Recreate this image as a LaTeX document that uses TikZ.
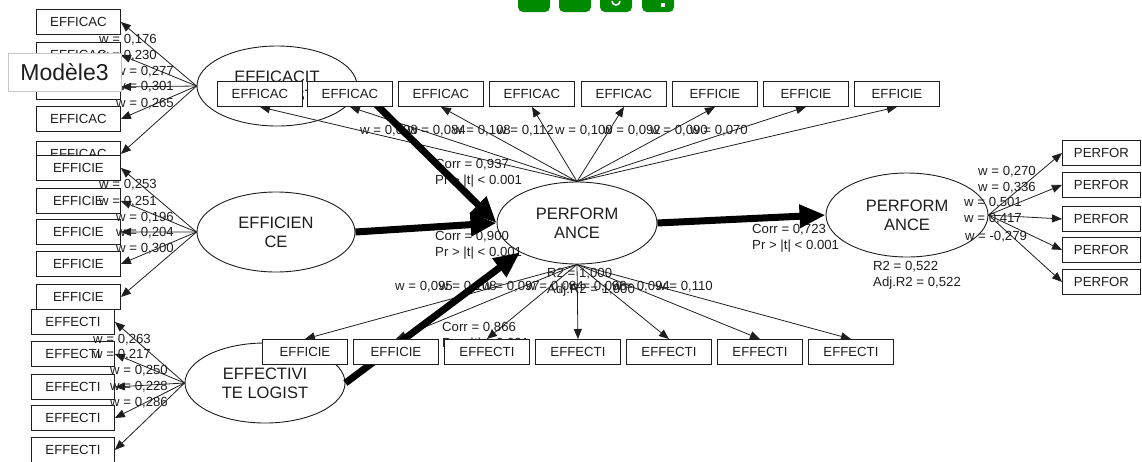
\documentclass[tikz,border=0pt]{standalone}
\usepackage{fontspec}
\setmainfont{Liberation Sans}
\usetikzlibrary{shapes.geometric,arrows.meta}
\pgfdeclarelayer{ell}
\pgfdeclarelayer{thin}
\pgfdeclarelayer{stats}
\pgfdeclarelayer{paths}
\pgfdeclarelayer{wts}
\pgfdeclarelayer{top}
\pgfsetlayers{ell,thin,stats,paths,main,wts,top}
\definecolor{ink}{RGB}{30,30,30}
\definecolor{btn}{RGB}{0,138,0}
\begin{document}
\begin{tikzpicture}[x=1pt,y=-1pt,
  every node/.style={font=\fontsize{13.2}{16}\selectfont, inner sep=0pt, text=ink},
  ind/.style={draw=ink, fill=white, line width=0.9pt, minimum width=85pt, minimum height=25pt, anchor=north west},
  lat/.style={ellipse, draw=ink, fill=white, line width=0.9pt, align=center, font=\fontsize{16.5}{19}\selectfont},
  ld/.style={draw=ink, line width=0.8pt, -{Triangle[length=10pt,width=8pt]}},
  pth/.style={draw=black, line width=7pt, -{Triangle[length=26pt,width=22pt]}},
  stat/.style={align=left, anchor=west},
  wl/.style={anchor=west},
]
\useasboundingbox (0,0) rectangle (1142,461);

% latent variables
\begin{pgfonlayer}{ell}
\node[lat, minimum width=160pt, minimum height=80pt] (eac) at (277,86) {EFFICACIT\\E LOGIST};
\node[lat, minimum width=158pt, minimum height=80pt] (eci) at (276,232) {EFFICIEN\\CE};
\node[lat, minimum width=160pt, minimum height=80pt] (eti) at (265,383) {EFFECTIVI\\TE LOGIST};
\node[lat, minimum width=160pt, minimum height=82pt] (perf) at (577,223) {PERFORM\\ANCE};
\node[lat, minimum width=162pt, minimum height=84pt] (perf2) at (907,215) {PERFORM\\ANCE};
\end{pgfonlayer}

% manifest variables
\foreach \i/\y in {1/9,2/42,3/74,4/106,5/141}
  \node[ind, minimum width=84pt] (a\i) at (36,\y) {EFFICAC};
\foreach \i/\y in {1/155,2/188,3/219,4/251,5/284}
  \node[ind, minimum width=84pt] (c\i) at (36,\y) {EFFICIE};
\foreach \i/\y in {1/309,2/341,3/374,4/405,5/437}
  \node[ind, minimum width=83pt] (e\i) at (31,\y) {EFFECTI};
\foreach \i/\x/\t in {1/217/EFFICAC,2/307/EFFICAC,3/398/EFFICAC,4/489/EFFICAC,5/581/EFFICAC,6/672/EFFICIE,7/763/EFFICIE,8/854/EFFICIE}
  \node[ind] (t\i) at (\x,81) {\t};
\foreach \i/\x/\t in {1/262/EFFICIE,2/353/EFFICIE,3/444/EFFECTI,4/535/EFFECTI,5/626/EFFECTI,6/717/EFFECTI,7/808/EFFECTI}
  \node[ind] (b\i) at (\x,339) {\t};
\foreach \i/\y in {1/140,2/172,3/206,4/237,5/269}
  \node[ind, minimum width=78pt] (p\i) at (1062,\y) {PERFOR};

% outer weights
\begin{pgfonlayer}{thin}
\foreach \i in {1,...,5} {
  \draw[ld] (eac.west) -- (a\i.east);
  \draw[ld] (eci.west) -- (c\i.east);
  \draw[ld] (eti.west) -- (e\i.east);
  \draw[ld] (perf2.east) -- (p\i.west);
}
\foreach \i in {1,...,8} \draw[ld] (perf.north) -- (t\i.south);
\foreach \i in {1,...,7} \draw[ld] (perf.south) -- (b\i.north);
\end{pgfonlayer}

% weights of the repeated indicators, path statistics and R2
\begin{pgfonlayer}{stats}
\foreach \x/\w in {360/098,408/084,453/108,497/112,555/100,603/092,650/090,690/070}
  \node[wl] (tw\x) at (\x,131) {w = 0,\w};
\foreach \x/\w in {395/095,439/108,482/097,526/084,569/098,612/094,656/110}
  \node[wl] (bw\x) at (\x,287) {w = 0,\w};
\node[stat] (s1) at (435,173.5) {Corr = 0,937\\Pr > |t| < 0.001};
\node[stat] (s2) at (435,245.5) {Corr = 0,900\\Pr > |t| < 0.001};
\node[stat] (s3) at (442,336.5) {Corr = 0,866\\Pr > |t| < 0.001};
\node[stat] (s4) at (752,238.5) {Corr = 0,723\\Pr > |t| < 0.001};
\node[stat] (r1) at (547,282) {R2 = 1,000\\Adj.R2 = 1,000};
\node[stat] (r2) at (873,275) {R2 = 0,522\\Adj.R2 = 0,522};
\end{pgfonlayer}

% structural paths
\begin{pgfonlayer}{paths}
\draw[pth] (eac.east) -- (perf.west);
\draw[pth] (eci.east) -- (perf.west);
\draw[pth] (eti.east) -- (perf.south west);
\draw[pth] (perf.east) -- (perf2.west);
\end{pgfonlayer}

% weights of the first-order blocks
\begin{pgfonlayer}{wts}
\foreach \x/\y/\w in {128/40/{0,176}, 128/56/{0,230}, 145/72/{0,277}, 145/87/{0,301}, 145/104/{0,265},
                      128/185/{0,253}, 128/202/{0,251}, 145/218/{0,196}, 145/233/{0,204}, 145/249/{0,300},
                      122/340/{0,263}, 122/355/{0,217}, 139/371/{0,250}, 139/387/{0,228}, 139/403/{0,286},
                      1007/172/{0,270}, 1007/188/{0,336}, 993/203/{0,501}, 993/219/{0,417}, 996/237/{-0,279}}
  \node (w\x-\y) at (\x,\y) {w = \w};
\end{pgfonlayer}

% title tag and toolbar
\begin{pgfonlayer}{top}
\node[draw=black!22, fill=white, line width=0.8pt, minimum width=113pt, minimum height=38pt,
      font=\fontsize{23}{26}\selectfont] (title) at (64.5,72) {Modèle3};
\begin{scope}
\clip (0,0) rectangle (1142,461);
\foreach \x in {518,559,600,642}
  \fill[btn, rounded corners=5pt] (\x,-8) rectangle ++(32,20);
\draw[white, line width=1.6pt] (620,1) arc[start angle=0, end angle=180, radius=4];
\fill[white] (661,3) rectangle (665,7);
\end{scope}
\end{pgfonlayer}
\end{tikzpicture}
\end{document}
* * * * * * * * *
#### WORK INSTRUCTIONS
Reproduce the data above in full, exactly as it is, with the pictures left out.

#### THE SOLUTION
Recreate this image as a LaTeX document that uses TikZ.
\documentclass[tikz,border=0pt]{standalone}
\usepackage{fontspec}
\setmainfont{Liberation Sans}
\usetikzlibrary{shapes.geometric,arrows.meta}
\pgfdeclarelayer{ell}
\pgfdeclarelayer{thin}
\pgfdeclarelayer{stats}
\pgfdeclarelayer{paths}
\pgfdeclarelayer{wts}
\pgfdeclarelayer{top}
\pgfsetlayers{ell,thin,stats,paths,main,wts,top}
\definecolor{ink}{RGB}{30,30,30}
\definecolor{btn}{RGB}{0,138,0}
\begin{document}
\begin{tikzpicture}[x=1pt,y=-1pt,
  every node/.style={font=\fontsize{13.2}{16}\selectfont, inner sep=0pt, text=ink},
  ind/.style={draw=ink, fill=white, line width=0.9pt, minimum width=85pt, minimum height=25pt, anchor=north west},
  lat/.style={ellipse, draw=ink, fill=white, line width=0.9pt, align=center, font=\fontsize{16.5}{19}\selectfont},
  ld/.style={draw=ink, line width=0.8pt, -{Triangle[length=10pt,width=8pt]}},
  pth/.style={draw=black, line width=7pt, -{Triangle[length=26pt,width=22pt]}},
  stat/.style={align=left, anchor=west},
  wl/.style={anchor=west},
]
\useasboundingbox (0,0) rectangle (1142,461);

% latent variables
\begin{pgfonlayer}{ell}
\node[lat, minimum width=160pt, minimum height=80pt] (eac) at (277,86) {EFFICACIT\\E LOGIST};
\node[lat, minimum width=158pt, minimum height=80pt] (eci) at (276,232) {EFFICIEN\\CE};
\node[lat, minimum width=160pt, minimum height=80pt] (eti) at (265,383) {EFFECTIVI\\TE LOGIST};
\node[lat, minimum width=160pt, minimum height=82pt] (perf) at (577,223) {PERFORM\\ANCE};
\node[lat, minimum width=162pt, minimum height=84pt] (perf2) at (907,215) {PERFORM\\ANCE};
\end{pgfonlayer}

% manifest variables
\foreach \i/\y in {1/9,2/42,3/74,4/106,5/141}
  \node[ind, minimum width=84pt] (a\i) at (36,\y) {EFFICAC};
\foreach \i/\y in {1/155,2/188,3/219,4/251,5/284}
  \node[ind, minimum width=84pt] (c\i) at (36,\y) {EFFICIE};
\foreach \i/\y in {1/309,2/341,3/374,4/405,5/437}
  \node[ind, minimum width=83pt] (e\i) at (31,\y) {EFFECTI};
\foreach \i/\x/\t in {1/217/EFFICAC,2/307/EFFICAC,3/398/EFFICAC,4/489/EFFICAC,5/581/EFFICAC,6/672/EFFICIE,7/763/EFFICIE,8/854/EFFICIE}
  \node[ind] (t\i) at (\x,81) {\t};
\foreach \i/\x/\t in {1/262/EFFICIE,2/353/EFFICIE,3/444/EFFECTI,4/535/EFFECTI,5/626/EFFECTI,6/717/EFFECTI,7/808/EFFECTI}
  \node[ind] (b\i) at (\x,339) {\t};
\foreach \i/\y in {1/140,2/172,3/206,4/237,5/269}
  \node[ind, minimum width=78pt] (p\i) at (1062,\y) {PERFOR};

% outer weights
\begin{pgfonlayer}{thin}
\foreach \i in {1,...,5} {
  \draw[ld] (eac.west) -- (a\i.east);
  \draw[ld] (eci.west) -- (c\i.east);
  \draw[ld] (eti.west) -- (e\i.east);
  \draw[ld] (perf2.east) -- (p\i.west);
}
\foreach \i in {1,...,8} \draw[ld] (perf.north) -- (t\i.south);
\foreach \i in {1,...,7} \draw[ld] (perf.south) -- (b\i.north);
\end{pgfonlayer}

% weights of the repeated indicators, path statistics and R2
\begin{pgfonlayer}{stats}
\foreach \x/\w in {360/098,408/084,453/108,497/112,555/100,603/092,650/090,690/070}
  \node[wl] (tw\x) at (\x,131) {w = 0,\w};
\foreach \x/\w in {395/095,439/108,482/097,526/084,569/098,612/094,656/110}
  \node[wl] (bw\x) at (\x,287) {w = 0,\w};
\node[stat] (s1) at (435,173.5) {Corr = 0,937\\Pr > |t| < 0.001};
\node[stat] (s2) at (435,245.5) {Corr = 0,900\\Pr > |t| < 0.001};
\node[stat] (s3) at (442,336.5) {Corr = 0,866\\Pr > |t| < 0.001};
\node[stat] (s4) at (752,238.5) {Corr = 0,723\\Pr > |t| < 0.001};
\node[stat] (r1) at (547,282) {R2 = 1,000\\Adj.R2 = 1,000};
\node[stat] (r2) at (873,275) {R2 = 0,522\\Adj.R2 = 0,522};
\end{pgfonlayer}

% structural paths
\begin{pgfonlayer}{paths}
\draw[pth] (eac.east) -- (perf.west);
\draw[pth] (eci.east) -- (perf.west);
\draw[pth] (eti.east) -- (perf.south west);
\draw[pth] (perf.east) -- (perf2.west);
\end{pgfonlayer}

% weights of the first-order blocks
\begin{pgfonlayer}{wts}
\foreach \x/\y/\w in {128/40/{0,176}, 128/56/{0,230}, 145/72/{0,277}, 145/87/{0,301}, 145/104/{0,265},
                      128/185/{0,253}, 128/202/{0,251}, 145/218/{0,196}, 145/233/{0,204}, 145/249/{0,300},
                      122/340/{0,263}, 122/355/{0,217}, 139/371/{0,250}, 139/387/{0,228}, 139/403/{0,286},
                      1007/172/{0,270}, 1007/188/{0,336}, 993/203/{0,501}, 993/219/{0,417}, 996/237/{-0,279}}
  \node (w\x-\y) at (\x,\y) {w = \w};
\end{pgfonlayer}

% title tag and toolbar
\begin{pgfonlayer}{top}
\node[draw=black!22, fill=white, line width=0.8pt, minimum width=113pt, minimum height=38pt,
      font=\fontsize{23}{26}\selectfont] (title) at (64.5,72) {Modèle3};
\begin{scope}
\clip (0,0) rectangle (1142,461);
\foreach \x in {518,559,600,642}
  \fill[btn, rounded corners=5pt] (\x,-8) rectangle ++(32,20);
\draw[white, line width=1.6pt] (620,1) arc[start angle=0, end angle=180, radius=4];
\fill[white] (661,3) rectangle (665,7);
\end{scope}
\end{pgfonlayer}
\end{tikzpicture}
\end{document}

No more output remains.